Antalya Valiliğine, Milli Eğitime kafa tutan Akev Koleji yöneticileri ise hala öğrenci velilerine "Eğitime devam ediyoruz" diyorlar ve gerçekten o binaya öğrenciler giriyor.
Bizim yerel basında zaten bu konuyla ilgili tek satır göremezsiniz! Görseniz de Akev Koleji yanlısı, Milli Eğitim Müdürlüğüne giydiren bir haber olur genellikle.
Başka bir devlet okulu olsaydı, şimdiye kıyameti kopartırlardı.

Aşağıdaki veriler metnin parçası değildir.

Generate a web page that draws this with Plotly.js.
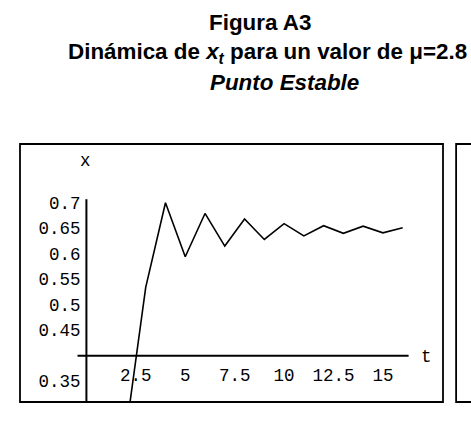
<!DOCTYPE html>
<html>
<head>
<meta charset="utf-8">
<script src="https://cdn.plot.ly/plotly-3.0.1.min.js"></script>
<style>html,body{margin:0;padding:0;background:#fff;}#chart{width:471px;height:423px;}</style>
</head>
<body>
<div id="chart"></div>
<script>
// Data
const tValues = [1, 2, 3, 4, 5, 6, 7, 8, 9, 10, 11, 12, 13, 14, 15, 16];
const xValues = [0.10, 0.25, 0.534, 0.700, 0.594, 0.679, 0.615, 0.668, 0.628, 0.659, 0.635, 0.655, 0.640, 0.654, 0.641, 0.651];
const xTickVals = [2.5, 5, 7.5, 10, 12.5, 15];
const xTickText = ['2.5', '5', '7.5', '10', '12.5', '15'];
const yTickVals = [0.35, 0.45, 0.5, 0.55, 0.6, 0.65, 0.7];
const yTickText = ['0.35', '0.45', '0.5', '0.55', '0.6', '0.65', '0.7'];
const titleLines = ['<b>Figura A3</b>', '<b>Dinámica de <i>x<sub>t</sub></i> para un valor de μ=2.8</b>', '<b><i>Punto Estable</i></b>'];

const xRange = [-3.36, 18.04];
const yRange = [0.309, 0.8153];
const xCross = 0;     // vertical axis at t = 0
const yCross = 0.4;   // horizontal axis at x = 0.4

const posY = (xCross - xRange[0]) / (xRange[1] - xRange[0]);
const posX = (yCross - yRange[0]) / (yRange[1] - yRange[0]);

const mono = {family: 'Liberation Mono, monospace', size: 17.5, color: '#000'};
const titleFont = {family: 'Liberation Sans, Arial, sans-serif', size: 22.4, color: '#000'};

const data = [{
  x: tValues, y: xValues, type: 'scatter', mode: 'lines',
  line: {color: '#000', width: 1.6}, hoverinfo: 'skip'
}];

const layout = {
  width: 471, height: 423,
  margin: {l: 20, r: 28, t: 144, b: 21},
  paper_bgcolor: '#fff', plot_bgcolor: '#fff',
  showlegend: false,
  xaxis: {
    range: xRange, anchor: 'free', position: posX,
    showgrid: false, zeroline: false, showline: false,
    tickvals: xTickVals, ticktext: xTickText, ticks: '',
    tickfont: mono, ticklabelstandoff: 7
  },
  yaxis: {
    range: yRange, anchor: 'free', position: posY,
    showgrid: false, zeroline: false, showline: false,
    tickvals: yTickVals, ticktext: yTickText, ticks: '',
    tickfont: mono, ticklabelstandoff: 6
  },
  shapes: [
    {type: 'rect', xref: 'paper', yref: 'paper', x0: 0, x1: 1, y0: 0, y1: 1, line: {color: '#000', width: 1.8}},
    {type: 'rect', xref: 'paper', yref: 'paper', x0: 1.031, x1: 1.3, y0: 0, y1: 1, line: {color: '#000', width: 1.8}},
    {type: 'line', xref: 'x', yref: 'y', x0: -0.45, x1: 16.3, y0: yCross, y1: yCross, line: {color: '#000', width: 2}},
    {type: 'line', xref: 'x', yref: 'y', x0: xCross, x1: xCross, y0: yRange[0], y1: 0.707, line: {color: '#000', width: 2}}
  ],
  annotations: [
    {xref: 'paper', yref: 'paper', x: (260 - 20) / 423, y: (401.7 - 23) / 257.3, text: titleLines[0], showarrow: false, font: titleFont, xanchor: 'center', yanchor: 'middle'},
    {xref: 'paper', yref: 'paper', x: (267.5 - 20) / 423, y: (401.7 - 54) / 257.3, text: titleLines[1], showarrow: false, font: titleFont, xanchor: 'center', yanchor: 'middle'},
    {xref: 'paper', yref: 'paper', x: (284.5 - 20) / 423, y: (401.7 - 83) / 257.3, text: titleLines[2], showarrow: false, font: titleFont, xanchor: 'center', yanchor: 'middle'},
    {xref: 'x', yref: 'y', x: -0.05, y: 0.7825, text: 'x', showarrow: false, font: mono, xanchor: 'center', yanchor: 'middle'},
    {xref: 'x', yref: 'y', x: 17.2, y: 0.397, text: 't', showarrow: false, font: mono, xanchor: 'center', yanchor: 'middle'}
  ]
};

Plotly.newPlot('chart', data, layout, {displayModeBar: false, staticPlot: true});
</script>
</body>
</html>
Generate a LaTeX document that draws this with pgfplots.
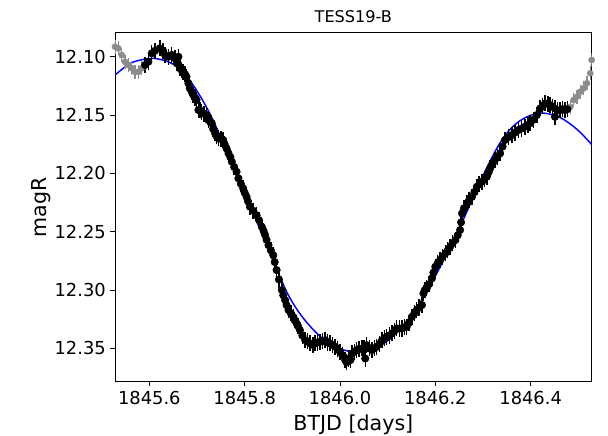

Gözü kör olsun ilan paralarının.
Tahmin ediyorum, önümüzdeki hafta Pazartesi günü devlet okulun kapısına polisi koyacak ve çocuklar içeri alınmayacak. Nakil yaptırmayan veliler için ise ikinci tedbir, ikamet ettikleri bölgelerdeki okullara öğrencileri dağıtmak olacaktır.
Bu arada bir kısmı devletin olan ve okul için vakıf kullanımına bırakılan arazinin tahsisinin iptali de gündemde.
Asıl direndikleri konu ruhsatları iptal edilince araziyi boşaltmak zorunda kalacakları için olduğunu tahmin ediyorum.
Tahsisin iptali, arazinin geri alınması, ruhsat, velilerin paralarını geri almak istemesi, eğitim kadrosunun ve personelin kıdem tazminatı gibi şeylerden adliyede epey dava konusu çıkacak gibi.